Зарево | страница 66



«Если будет иметь возможность…» Дудов лишь вздохнул и решил пока выжидать в Краснорецке. «Что поделаешь, — думал старик удрученно и гордо, — Асад — мальчик, настоящий мальчик. Орленок, когда чувствует, что крылья его отросли, распускает их и кидается с края родного гнезда, хотя бы внизу была пропасть. А когда я сам, бросив без разрешения родителей артиллерийское училище, перешел в университет, разве не кинулся в пропасть? Дудовы и посейчас не могут мне этого простить…»

Но все эти рассуждения мало утешали.

То, что происходило в Краснорецке, подтверждало худшие опасения старика за судьбу своего сына.

В городе шли аресты. Арестована была Дора Рутберг, служащая городской аптеки, почтово-телеграфный служащий Стельмахов, какой-то механик пантелеевской мельницы с украинской фамилией и несколько молодых железнодорожников.

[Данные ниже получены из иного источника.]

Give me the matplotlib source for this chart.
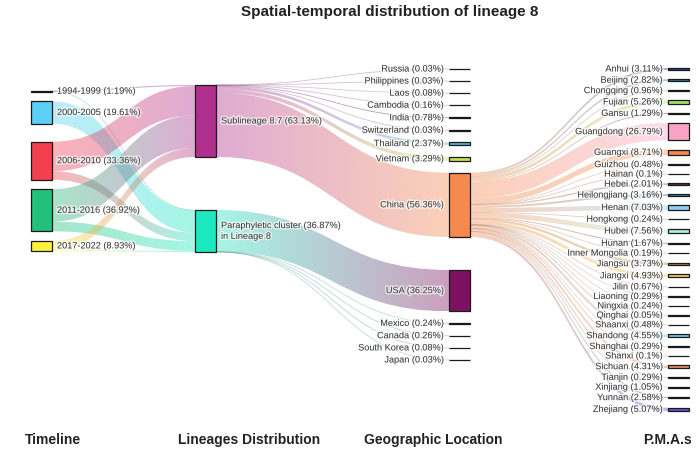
import numpy as np
import matplotlib.pyplot as plt
from matplotlib.path import Path
from matplotlib.patches import PathPatch, Rectangle
from matplotlib.colors import to_rgb
import matplotlib.patheffects as pe

plt.rcParams['font.family'] = ['Liberation Sans', 'DejaVu Sans']

# ---- data (percent of all isolates unless noted) ----
periods = ["1994-1999", "2000-2005", "2006-2010", "2011-2016", "2017-2022"]
period_pct = [1.19, 19.61, 33.36, 36.92, 8.93]
period_colors = ["#4a4620", "#5bcff5", "#f2404f", "#22c07a", "#fff23a"]

lineages = ["Sublineage 8.7", "Paraphyletic cluster"]
lineage_pct = [63.13, 36.87]
lineage_colors = ["#b0308f", "#1de9c0"]

# period -> lineage flows
period_to_sub = [0.95, 0.0, 25.86, 28.42, 7.91]
period_to_para = [0.24, 19.61, 7.50, 8.50, 1.02]

countries = ["Russia", "Philippines", "Laos", "Cambodia", "India", "Switzerland",
             "Thailand", "Vietnam", "China", "USA", "Mexico", "Canada",
             "South Korea", "Japan"]
country_pct = [0.03, 0.03, 0.08, 0.16, 0.78, 0.03, 2.37, 3.29, 56.36, 36.25,
               0.24, 0.26, 0.08, 0.03]
country_lineage = [0, 0, 0, 0, 0, 0, 0, 0, 0, 1, 1, 1, 1, 1]
country_colors = ["#333333", "#333333", "#555555", "#333333", "#111111", "#333333",
                  "#5ab4d6", "#c6e05a", "#f58a4e", "#7e1060", "#444444", "#222222",
                  "#111111", "#444444"]

# provinces, percent of the China isolates
provinces = ["Anhui", "Beijing", "Chongqing", "Fujian", "Gansu", "Guangdong",
             "Guangxi", "Guizhou", "Hainan", "Hebei", "Heilongjiang", "Henan",
             "Hongkong", "Hubei", "Hunan", "Inner Mongolia", "Jiangsu", "Jiangxi",
             "Jilin", "Liaoning", "Ningxia", "Qinghai", "Shaanxi", "Shandong",
             "Shanghai", "Shanxi", "Sichuan", "Tianjin", "Xinjiang", "Yunnan",
             "Zhejiang"]
province_pct = [3.11, 2.82, 0.96, 5.26, 1.29, 26.79, 8.71, 0.48, 0.1, 2.01, 3.16,
                7.03, 0.24, 7.56, 1.67, 0.19, 3.73, 4.93, 0.67, 0.29, 0.24, 0.05,
                0.48, 4.55, 0.29, 0.1, 4.31, 0.29, 1.05, 2.58, 5.07]
province_colors = ["#2a3f8f", "#2a7f9f", "#333333", "#a8e070", "#222222", "#f9a3c7",
                   "#f08a50", "#555555", "#222222", "#5a3050", "#3c7fa0", "#8ccff0",
                   "#333333", "#b0f0d8", "#2a5040", "#444444", "#a08a40", "#f0d050",
                   "#444444", "#777777", "#666666", "#777777", "#222222", "#70c0e0",
                   "#777777", "#333333", "#e09070", "#111111", "#444444", "#2a8a50",
                   "#6a4fcf"]

column_titles = ["Timeline", "Lineages Distribution", "Geographic Location", "P.M.A.s"]

# ---- build nodes and links ----
nodes = []
for n, v, c in zip(periods, period_pct, period_colors):
    nodes.append(dict(col=0, name=n, value=v, color=c, label=f"{n} ({v}%)"))
for n, v, c in zip(lineages, lineage_pct, lineage_colors):
    lab = f"{n} ({v}%)"
    if n.startswith("Paraphyletic"):
        lab += "\nin Lineage 8"
    nodes.append(dict(col=1, name=n, value=v, color=c, label=lab))
for n, v, c in zip(countries, country_pct, country_colors):
    nodes.append(dict(col=2, name=n, value=v, color=c, label=f"{n} ({v}%)"))
china_pct = country_pct[countries.index("China")]
for n, v, c in zip(provinces, province_pct, province_colors):
    nodes.append(dict(col=3, name=n, value=v * china_pct / 100, color=c,
                      label=f"{n} ({v}%)"))
idx = {nd['name']: i for i, nd in enumerate(nodes)}

links = []
for p, a, b in zip(periods, period_to_sub, period_to_para):
    if a > 0:
        links.append([idx[p], idx[lineages[0]], a])
    if b > 0:
        links.append([idx[p], idx[lineages[1]], b])
for c, v, l in zip(countries, country_pct, country_lineage):
    links.append([idx[lineages[l]], idx[c], v])
for p in provinces:
    links.append([idx["China"], idx[p], nodes[idx[p]]['value']])

# ---- layout ----
SCALE = 1.14          # pixels per percent
NODE_W = 21
col_x = [31, 195, 449, 668]
col_layout = [
    dict(top=90.5, bottom=251, pad=9.5, slack_before="2006-2010"),
    dict(top=85, bottom=252, pad=None, slack_before=None),
    dict(top=69, bottom=360, pad=12, slack_before="USA"),
    dict(top=68, bottom=411, pad=None, slack_before=None),
]

for c, lay in enumerate(col_layout):
    col_nodes = [nd for nd in nodes if nd['col'] == c]
    h = [nd['value'] * SCALE for nd in col_nodes]
    free = lay['bottom'] - lay['top'] - sum(h)
    pad = lay['pad'] if lay['pad'] is not None else free / (len(h) - 1)
    slack = free - pad * (len(h) - 1)
    y = lay['top']
    for nd, hh in zip(col_nodes, h):
        if nd['name'] == lay['slack_before']:
            y += slack
        nd['y0'], nd['y1'] = y, y + hh
        nd['x0'] = col_x[c]
        y += hh + pad

# stack link ends on each node
for i, nd in enumerate(nodes):
    outs = sorted([l for l in links if l[0] == i], key=lambda l: nodes[l[1]]['y0'])
    y = nd['y0']
    for l in outs:
        l.append(y)
        y += l[2] * SCALE
for i, nd in enumerate(nodes):
    ins = sorted([l for l in links if l[1] == i], key=lambda l: nodes[l[0]]['y0'])
    y = nd['y0']
    for l in ins:
        l.append(y)
        y += l[2] * SCALE

# ---- draw ----
fig = plt.figure(figsize=(7, 4.51), dpi=100)
ax = fig.add_axes([0, 0, 1, 1])
ax.axis('off')

ALPHA = 0.4
for s, t, v, sy, ty in links:
    w = v * SCALE
    x0 = nodes[s]['x0'] + NODE_W
    x1 = nodes[t]['x0']
    xm = (x0 + x1) / 2
    c0, c1 = np.array(to_rgb(nodes[s]['color'])), np.array(to_rgb(nodes[t]['color']))
    if w < 0.7:
        verts = [(x0, sy + w / 2), (xm, sy + w / 2), (xm, ty + w / 2), (x1, ty + w / 2)]
        path = Path(verts, [Path.MOVETO, Path.CURVE4, Path.CURVE4, Path.CURVE4])
        ax.add_patch(PathPatch(path, fc='none', ec=(c0 + c1) / 2, lw=0.6, alpha=0.3))
        continue
    verts = [(x0, sy), (xm, sy), (xm, ty), (x1, ty), (x1, ty + w),
             (xm, ty + w), (xm, sy + w), (x0, sy + w), (x0, sy)]
    codes = [Path.MOVETO, Path.CURVE4, Path.CURVE4, Path.CURVE4, Path.LINETO,
             Path.CURVE4, Path.CURVE4, Path.CURVE4, Path.CLOSEPOLY]
    patch = PathPatch(Path(verts, codes), fc='none', ec='none')
    ax.add_patch(patch)
    g = np.linspace(0, 1, 128)[:, None]
    rgba = np.ones((1, 128, 4))
    rgba[0, :, :3] = (1 - g) * c0 + g * c1
    rgba[0, :, 3] = ALPHA
    ymin, ymax = min(sy, ty), max(sy, ty) + w
    im = ax.imshow(rgba, extent=[x0, x1, ymax, ymin], aspect='auto',
                   interpolation='bilinear', zorder=1)
    im.set_clip_path(patch)

halo = [pe.withStroke(linewidth=2, foreground='white', alpha=0.7)]
for nd in nodes:
    h = max(nd['y1'] - nd['y0'], 0.3)
    ax.add_patch(Rectangle((nd['x0'], nd['y0']), NODE_W, h, fc=nd['color'],
                           ec='#1a1a1a', lw=0.9, zorder=3))
    yc = (nd['y0'] + nd['y1']) / 2
    if nd['col'] < 2:
        ax.text(nd['x0'] + NODE_W + 5, yc, nd['label'], ha='left', va='center',
                fontsize=6.6, color='#3a3a3a', zorder=4, linespacing=1.25,
                path_effects=halo)
    else:
        ax.text(nd['x0'] - 5, yc, nd['label'], ha='right', va='center',
                fontsize=6.6, color='#3a3a3a', zorder=4, path_effects=halo)

ax.text(390, 12, "Spatial-temporal distribution of lineage 8", ha='center',
        va='center', fontsize=11, fontweight='bold', color='#222222')
for x, t in zip([53, 249, 433, 668], column_titles):
    ax.text(x, 440, t, ha='center', va='center', fontsize=10, fontweight='bold',
            color='#222222')

ax.set_xlim(0, 700)
ax.set_ylim(451, 0)
fig.savefig("out.png", dpi=100)
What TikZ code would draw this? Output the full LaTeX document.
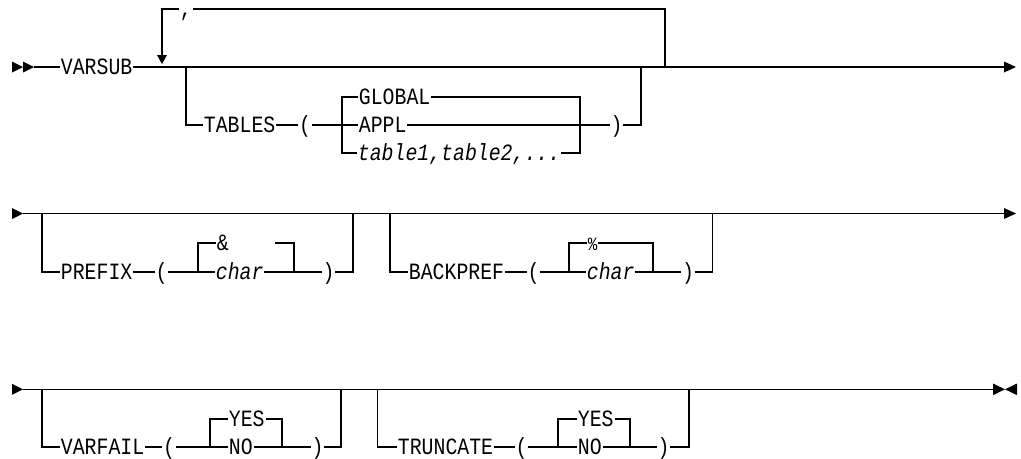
\documentclass[tikz,border=0pt]{standalone}
\usepackage{fontspec}
\newfontfamily\railfont[FakeStretch=0.85]{Liberation Mono}
\begin{document}
\begin{tikzpicture}[x=0.75pt,y=-0.75pt,
  rail/.style={line width=0.85pt, draw=black},
  word/.style={inner xsep=0.5pt, inner ysep=0pt, text height=11.5pt, text depth=0pt,
               font=\railfont\fontsize{17.5}{19}\selectfont, anchor=west},
  var/.style={word, font=\railfont\itshape\fontsize{17.5}{19}\selectfont},
  paren/.style={word, anchor=center},
  tip/.style={fill=black}]
\useasboundingbox (0,0) rectangle (1021,458);

% ---------- line 1: VARSUB and the TABLES option ----------
\fill[tip] (12,61.5) -- (23,67) -- (12,72.5) -- cycle;
\fill[tip] (23,61.5) -- (34,67) -- (23,72.5) -- cycle;
\coordinate (s1) at (34,67);
\node[word] (varsub) at (60,67) {VARSUB};
\coordinate (e1) at (1004,67);
\draw[rail] (s1) -- (varsub.west);
\draw[rail] (varsub.east) -- (e1);
\fill[tip] (1004,61.5) -- (1016,67) -- (1004,72.5) -- cycle;

% repeat loop with separator
\node[word, text height=0pt, anchor=base west] (comma) at (179,16.7) {,};
\coordinate (loopTop) at (162,9);
\coordinate (loopR) at (665,67);
\coordinate (loopL) at (162,55);
\draw[rail] (loopR) -- (665,9) -- (comma.east |- loopTop);
\draw[rail] (comma.west |- loopTop) -- (loopTop) -- (loopL);
\fill[tip] (157,55) -- (167,55) -- (162,64) -- cycle;

% TABLES ( GLOBAL | APPL | table1,table2,... )
\coordinate (tbA) at (186,67);
\node[word] (tables) at (203,125) {TABLES};
\draw[rail] (tbA) -- (186,125) -- (tables.west);
\node[paren] (tlp) at (305,125) {(};
\draw[rail] (tables.east) -- (tlp.west);
\node[word] (global) at (358,97) {GLOBAL};
\node[word] (appl) at (358,125) {APPL};
\node[var] (tlist) at (357,153) {table1,table2,...};
\draw[rail] (tlp.east) -- (appl.west);
\draw[rail] (global.west) -- (342,97) -- (342,153) -- (tlist.west);
\draw[rail] (global.east) -- (580,97) -- (580,153) -- (tlist.east);
\node[paren] (trp) at (616.5,125) {)};
\draw[rail] (appl.east) -- (trp.west);
\coordinate (tbB) at (641,67);
\draw[rail] (trp.east) -- (641,125) -- (tbB);

% ---------- line 2: PREFIX and BACKPREF ----------
\fill[tip] (12,208) -- (23,213.5) -- (12,219) -- cycle;
\coordinate (s2) at (23,213.5);
\coordinate (e2) at (1004,213.5);
\draw[rail] (s2) -- (e2);
\fill[tip] (1004,208) -- (1016,213.5) -- (1004,219) -- cycle;

% PREFIX ( & | char )
\coordinate (pfA) at (42,213.5);
\node[word] (prefix) at (60,272) {PREFIX};
\draw[rail] (pfA) -- (42,272) -- (prefix.west);
\node[paren] (plp) at (161.5,272) {(};
\draw[rail] (prefix.east) -- (plp.west);
\node[word] (amp) at (216,243) {\&};
\node[var] (pchar) at (215,272) {char};
\draw[rail] (plp.east) -- (pchar.west);
\draw[rail] (amp.west) -- (198,243) -- (198,272);
\coordinate (ampR) at (275,243);
\draw[rail] (ampR) -- (294,243) -- (294,272);
\node[paren] (prp) at (328.5,272) {)};
\draw[rail] (pchar.east) -- (prp.west);
\coordinate (pfB) at (353,213.5);
\draw[rail] (prp.east) -- (353,272) -- (pfB);

% BACKPREF ( % | char )
\coordinate (bpA) at (390,213.5);
\node[word] (backpref) at (408,272) {BACKPREF};
\draw[rail] (bpA) -- (390,272) -- (backpref.west);
\node[paren] (blp) at (533.5,272) {(};
\draw[rail] (backpref.east) -- (blp.west);
\node[word, font=\railfont\fontsize{14}{16}\selectfont] (pct) at (587,243) {\%};
\node[var] (bchar) at (586,272) {char};
\draw[rail] (blp.east) -- (bchar.west);
\draw[rail] (pct.west) -- (569,243) -- (569,272);
\draw[rail] (pct.east) -- (653,243) -- (653,272);
\node[paren] (brp) at (688,272) {)};
\draw[rail] (bchar.east) -- (brp.west);
\coordinate (bpB) at (712.5,213.5);
\draw[rail] (brp.east) -- (712.5,272) -- (bpB);

% ---------- line 3: VARFAIL and TRUNCATE ----------
\fill[tip] (12,383.8) -- (23,389.3) -- (12,394.8) -- cycle;
\coordinate (s3) at (23,389.3);
\coordinate (e3) at (993,389.3);
\draw[rail] (s3) -- (e3);
\fill[tip] (993,383.5) -- (1005,389.3) -- (993,395.1) -- cycle;
\fill[tip] (1017,383.5) -- (1005,389.3) -- (1017,395.1) -- cycle;

% VARFAIL ( YES | NO )
\coordinate (vfA) at (42,389.3);
\node[word] (varfail) at (60,447) {VARFAIL};
\draw[rail] (vfA) -- (42,447) -- (varfail.west);
\node[paren] (vlp) at (169,447) {(};
\draw[rail] (varfail.east) -- (vlp.west);
\node[word] (vyes) at (228,419) {YES};
\node[word] (vno) at (228,447) {NO};
\draw[rail] (vlp.east) -- (vno.west);
\draw[rail] (vyes.west) -- (210,419) -- (210,447);
\draw[rail] (vyes.east) -- (282,419) -- (282,447);
\node[paren] (vrp) at (317.5,447) {)};
\draw[rail] (vno.east) -- (vrp.west);
\coordinate (vfB) at (341,389.3);
\draw[rail] (vrp.east) -- (341,447) -- (vfB);

% TRUNCATE ( YES | NO )
\coordinate (trA) at (377.5,389.3);
\node[word] (truncate) at (397,447) {TRUNCATE};
\draw[rail] (trA) -- (377.5,447) -- (truncate.west);
\node[paren] (xlp) at (521.5,447) {(};
\draw[rail] (truncate.east) -- (xlp.west);
\node[word] (xyes) at (577,419) {YES};
\node[word] (xno) at (577,447) {NO};
\draw[rail] (xlp.east) -- (xno.west);
\draw[rail] (xyes.west) -- (558,419) -- (558,447);
\draw[rail] (xyes.east) -- (630,419) -- (630,447);
\node[paren] (xrp) at (663.5,447) {)};
\draw[rail] (xno.east) -- (xrp.west);
\coordinate (trB) at (689,389.3);
\draw[rail] (xrp.east) -- (689,447) -- (trB);
\end{tikzpicture}
\end{document}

Многолюдные встречи, горячие споры за чайным столом и импровизированные литературно-музыкальные вечера совсем прекратились в доме Гедеминовых. Меньшевик Бесперцев, никогда не отличавшийся храбростью, как только узнал, что его сослуживец веселореченец Джафар Касиев арестован, поспешно оставил службу в кооперации. Перейдя в акцизное ведомство, он перестал бывать у доктора Гедеминова, слывшего в городе «красным». Прекратил всякую общественную деятельность и зубной врач Шехтер, даже на благотворительных концертах не слышно стало нежного тенора, прочувствованно воспевавшего тех, кто «про долю свободную в тесной тюрьме видит сны». Целиком отдавшись зубоврачеванию. Шехтер добился таких успехов, что собирался уже строить дачку близ города. В эти дни был арестован также редактор газеты «Кавказское эхо», эсер Альбов. Правда, недели через три его выпустили, взяв подписку о невыезде. Но у Гедеминовых он тоже перестал бывать и почему-то при встрече с Гедеминовым здоровался с ним сухо и обиженно. Евгений Львович Гедеминов стал молчалив, рассеян и только кряхтел, слушая жену свою Ольгу Владимировну, которая зачитывалась в это время йогами и проповедовала за столом тайны индийской философии, приспособленной для европейских декадентов.

Сын доктора — студент юридического факультета Кокоша, как его называли и дома и в городе, белокурый и нежно-румяный, похожий на мать, — с вечера исчезал из дому и возвращался только к утреннему чаю, томный и бледный, с синими кругами под глазами. Спал до обеда, а за обедом приводил мать в отчаяние отсутствием аппетита и постоянными требованиями денег. В городском саду, в летнем театре, дебютировала в то время заезжая труппа «Театра миниатюр». Белые полотнища с синими изображениями лиры, развешанные по городу, возглашали синими буквами названия водевилей, фарсов и оперетт: «Не ходи же ты раздетая» или «Мотор любви». Кокоша за обедом, забывшись, иногда вполголоса напевал фривольные куплеты, которые внезапно врывались в многоречивые рассуждения Ольги Владимировны об астральном теле и прочей мистической премудрости.